- _Exercise directions_
Carry none of the pictures over; write out the complete data exactly.

□ □ □ □ □ □ □

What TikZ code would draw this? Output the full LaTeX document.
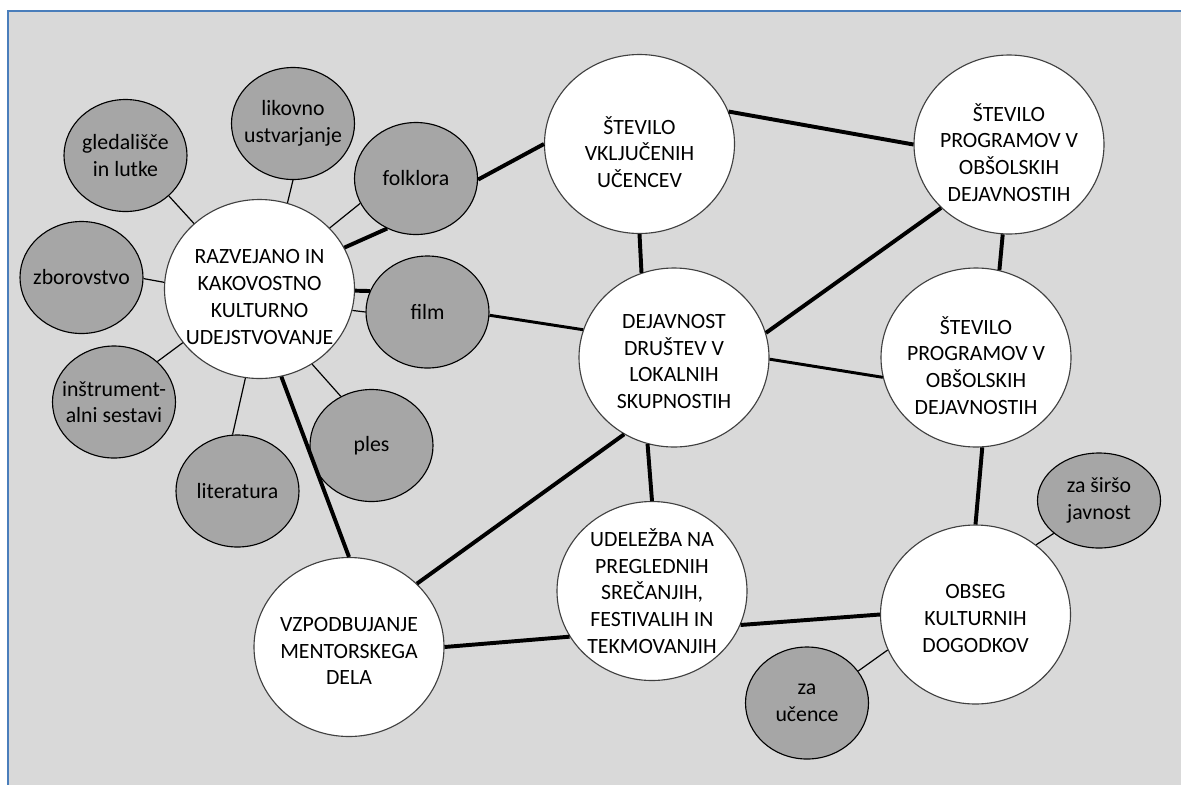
\documentclass[tikz,border=0pt]{standalone}
\usepackage{fontspec}
\setmainfont{Carlito}
\usetikzlibrary{shapes.geometric}
\definecolor{canvas}{HTML}{D9D9D9}
\definecolor{topicgray}{HTML}{A6A6A6}
\definecolor{framebl}{HTML}{4A7EBB}
\definecolor{rim}{HTML}{404040}
\tikzstyle{txt} = [align=center, font=\fontsize{15.5}{19}\selectfont, inner sep=0pt]
\tikzstyle{goal} = [
    ellipse,
    draw=rim,
    line width=0.8pt,
    fill=white,
    minimum width=47.5mm,
    minimum height=44.75mm,
    inner sep=0pt
]
\tikzstyle{topic} = [
    ellipse,
    draw,
    line width=0.8pt,
    fill=topicgray,
    minimum width=30.75mm,
    minimum height=28mm,
    inner sep=0pt
]
\tikzstyle{weak link} = [line width=0.85pt]
\tikzstyle{mid link} = [line width=2.1pt]
\tikzstyle{strong link} = [line width=2.8pt]

\begin{document}
\begin{tikzpicture}[x=0.25mm, y=-0.25mm]
    \useasboundingbox (0, 0) rectangle (1181, 785);

    % Background.
    \fill [white] (0, 0) rectangle (1181, 785);
    \fill [canvas] (8, 11) rectangle (1181, 785);
    \draw [framebl, line width=1.4pt] (1181, 11) -- (8, 11) -- (8, 785);

    % Main nodes.
    \node (razvejano) [goal, label={[txt, yshift=-2mm]center:RAZVEJANO IN\\KAKOVOSTNO\\KULTURNO\\UDEJSTVOVANJE}] at (259.5, 289) {};
    \node (stevilo ucencev) [goal, label={[txt, yshift=-2mm]center:ŠTEVILO\\VKLJUČENIH\\UČENCEV}] at (639.5, 144) {};
    \node (programi top) [goal, label={[txt, yshift=-2mm]center:ŠTEVILO\\PROGRAMOV V\\OBŠOLSKIH\\DEJAVNOSTIH}] at (1009, 144.5) {};
    \node (drustva) [goal, label={[txt, yshift=-1mm]center:DEJAVNOST\\DRUŠTEV V\\LOKALNIH\\SKUPNOSTIH}] at (674, 357.5) {};
    \node (programi bottom) [goal, label={[txt, yshift=-2mm]center:ŠTEVILO\\PROGRAMOV V\\OBŠOLSKIH\\DEJAVNOSTIH}] at (976, 357.5) {};
    \node (udelezba) [goal, label={[txt]center:UDELEŽBA NA\\PREGLEDNIH\\SREČANJIH,\\FESTIVALIH IN\\TEKMOVANJIH}] at (652, 591) {};
    \node (mentorsko delo) [goal, label={[txt, yshift=-1mm]center:VZPODBUJANJE\\MENTORSKEGA\\DELA}] at (349, 647) {};
    \node (obseg) [goal, label={[txt, yshift=-1mm]center:OBSEG\\KULTURNIH\\DOGODKOV}] at (975.5, 614.5) {};

    % Topic nodes.
    \node (likovno) [topic, label={[txt]center:likovno\\ustvarjanje}] at (293, 123.5) {};
    \node (gledalisce) [topic, label={[txt]center:gledališče\\in lutke}] at (125.5, 155.5) {};
    \node (zborovstvo) [topic, label={[txt]center:zborovstvo}] at (81.5, 277.5) {};
    \node (folklora) [topic, label={[txt]center:folklora}] at (416, 178.5) {};
    \node (film) [topic, label={[txt]center:film}] at (427.5, 312) {};
    \node (instrumentalni) [topic, label={[txt]center:inštrument-\\alni sestavi}] at (114, 402) {};
    \node (ples) [topic, label={[txt]center:ples}] at (371.5, 445.5) {};
    \node (literatura) [topic, label={[txt]center:literatura}] at (237.5, 491) {};
    \node (sirsa javnost) [topic, minimum height=23.75mm, label={[txt]center:za širšo\\javnost}] at (1099, 500.5) {};
    \node (za ucence) [topic, label={[txt]center:za\\učence}] at (807, 703) {};

    % Links round the first node.
    \draw [weak link] (likovno.270) -- (razvejano.72);
    \draw [weak link] (gledalisce.-43) -- (razvejano.135);
    \draw [weak link] (zborovstvo.-1) -- (razvejano.176);
    \draw [weak link] (instrumentalni.43) -- (razvejano.215);
    \draw [weak link] (literatura.95) -- (razvejano.261);
    \draw [weak link] (ples.122) -- (razvejano.305);
    \draw [weak link] (folklora.204) -- (razvejano.41);
    \draw [strong link] (folklora.240) -- (razvejano.26);
    \draw [strong link] (film.160) -- (razvejano.-1);
    \draw [weak link] (film.180) -- (razvejano.-13);

    % Links between the main nodes.
    \draw [mid link] (film.-3) -- (drustva.163);
    \draw [strong link] (folklora.-1) -- (stevilo ucencev.180);
    \draw [strong link] (stevilo ucencev.20) -- (programi top.180);
    \draw [strong link] (stevilo ucencev.270) -- (drustva.111);
    \draw [strong link] (programi top.223) -- (drustva.15);
    \draw [strong link] (programi top.266) -- (programi bottom.75);
    \draw [mid link] (drustva.-1.5) -- (programi bottom.192);
    \draw [strong link] (drustva.253.5) -- (udelezba.90);
    \draw [strong link] (drustva.237.7) -- (mentorsko delo.43);
    \draw [strong link] (razvejano.284) -- (mentorsko delo.90);
    \draw [strong link] (mentorsko delo.0) -- (udelezba.209);
    \draw [strong link] (udelezba.-21) -- (obseg.180);
    \draw [strong link] (programi bottom.274) -- (obseg.90);

    % Audiences.
    \draw [weak link] (sirsa javnost.216) -- (obseg.49);
    \draw [weak link] (za ucence.32) -- (obseg.202);
\end{tikzpicture}
\end{document}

□ □ □ □ □ □ □

- _Solution for this task_
What TikZ code would draw this? Output the full LaTeX document.
\documentclass[tikz,border=0pt]{standalone}
\usepackage{fontspec}
\setmainfont{Carlito}
\usetikzlibrary{shapes.geometric}
\definecolor{canvas}{HTML}{D9D9D9}
\definecolor{topicgray}{HTML}{A6A6A6}
\definecolor{framebl}{HTML}{4A7EBB}
\definecolor{rim}{HTML}{404040}
\tikzstyle{txt} = [align=center, font=\fontsize{15.5}{19}\selectfont, inner sep=0pt]
\tikzstyle{goal} = [
    ellipse,
    draw=rim,
    line width=0.8pt,
    fill=white,
    minimum width=47.5mm,
    minimum height=44.75mm,
    inner sep=0pt
]
\tikzstyle{topic} = [
    ellipse,
    draw,
    line width=0.8pt,
    fill=topicgray,
    minimum width=30.75mm,
    minimum height=28mm,
    inner sep=0pt
]
\tikzstyle{weak link} = [line width=0.85pt]
\tikzstyle{mid link} = [line width=2.1pt]
\tikzstyle{strong link} = [line width=2.8pt]

\begin{document}
\begin{tikzpicture}[x=0.25mm, y=-0.25mm]
    \useasboundingbox (0, 0) rectangle (1181, 785);

    % Background.
    \fill [white] (0, 0) rectangle (1181, 785);
    \fill [canvas] (8, 11) rectangle (1181, 785);
    \draw [framebl, line width=1.4pt] (1181, 11) -- (8, 11) -- (8, 785);

    % Main nodes.
    \node (razvejano) [goal, label={[txt, yshift=-2mm]center:RAZVEJANO IN\\KAKOVOSTNO\\KULTURNO\\UDEJSTVOVANJE}] at (259.5, 289) {};
    \node (stevilo ucencev) [goal, label={[txt, yshift=-2mm]center:ŠTEVILO\\VKLJUČENIH\\UČENCEV}] at (639.5, 144) {};
    \node (programi top) [goal, label={[txt, yshift=-2mm]center:ŠTEVILO\\PROGRAMOV V\\OBŠOLSKIH\\DEJAVNOSTIH}] at (1009, 144.5) {};
    \node (drustva) [goal, label={[txt, yshift=-1mm]center:DEJAVNOST\\DRUŠTEV V\\LOKALNIH\\SKUPNOSTIH}] at (674, 357.5) {};
    \node (programi bottom) [goal, label={[txt, yshift=-2mm]center:ŠTEVILO\\PROGRAMOV V\\OBŠOLSKIH\\DEJAVNOSTIH}] at (976, 357.5) {};
    \node (udelezba) [goal, label={[txt]center:UDELEŽBA NA\\PREGLEDNIH\\SREČANJIH,\\FESTIVALIH IN\\TEKMOVANJIH}] at (652, 591) {};
    \node (mentorsko delo) [goal, label={[txt, yshift=-1mm]center:VZPODBUJANJE\\MENTORSKEGA\\DELA}] at (349, 647) {};
    \node (obseg) [goal, label={[txt, yshift=-1mm]center:OBSEG\\KULTURNIH\\DOGODKOV}] at (975.5, 614.5) {};

    % Topic nodes.
    \node (likovno) [topic, label={[txt]center:likovno\\ustvarjanje}] at (293, 123.5) {};
    \node (gledalisce) [topic, label={[txt]center:gledališče\\in lutke}] at (125.5, 155.5) {};
    \node (zborovstvo) [topic, label={[txt]center:zborovstvo}] at (81.5, 277.5) {};
    \node (folklora) [topic, label={[txt]center:folklora}] at (416, 178.5) {};
    \node (film) [topic, label={[txt]center:film}] at (427.5, 312) {};
    \node (instrumentalni) [topic, label={[txt]center:inštrument-\\alni sestavi}] at (114, 402) {};
    \node (ples) [topic, label={[txt]center:ples}] at (371.5, 445.5) {};
    \node (literatura) [topic, label={[txt]center:literatura}] at (237.5, 491) {};
    \node (sirsa javnost) [topic, minimum height=23.75mm, label={[txt]center:za širšo\\javnost}] at (1099, 500.5) {};
    \node (za ucence) [topic, label={[txt]center:za\\učence}] at (807, 703) {};

    % Links round the first node.
    \draw [weak link] (likovno.270) -- (razvejano.72);
    \draw [weak link] (gledalisce.-43) -- (razvejano.135);
    \draw [weak link] (zborovstvo.-1) -- (razvejano.176);
    \draw [weak link] (instrumentalni.43) -- (razvejano.215);
    \draw [weak link] (literatura.95) -- (razvejano.261);
    \draw [weak link] (ples.122) -- (razvejano.305);
    \draw [weak link] (folklora.204) -- (razvejano.41);
    \draw [strong link] (folklora.240) -- (razvejano.26);
    \draw [strong link] (film.160) -- (razvejano.-1);
    \draw [weak link] (film.180) -- (razvejano.-13);

    % Links between the main nodes.
    \draw [mid link] (film.-3) -- (drustva.163);
    \draw [strong link] (folklora.-1) -- (stevilo ucencev.180);
    \draw [strong link] (stevilo ucencev.20) -- (programi top.180);
    \draw [strong link] (stevilo ucencev.270) -- (drustva.111);
    \draw [strong link] (programi top.223) -- (drustva.15);
    \draw [strong link] (programi top.266) -- (programi bottom.75);
    \draw [mid link] (drustva.-1.5) -- (programi bottom.192);
    \draw [strong link] (drustva.253.5) -- (udelezba.90);
    \draw [strong link] (drustva.237.7) -- (mentorsko delo.43);
    \draw [strong link] (razvejano.284) -- (mentorsko delo.90);
    \draw [strong link] (mentorsko delo.0) -- (udelezba.209);
    \draw [strong link] (udelezba.-21) -- (obseg.180);
    \draw [strong link] (programi bottom.274) -- (obseg.90);

    % Audiences.
    \draw [weak link] (sirsa javnost.216) -- (obseg.49);
    \draw [weak link] (za ucence.32) -- (obseg.202);
\end{tikzpicture}
\end{document}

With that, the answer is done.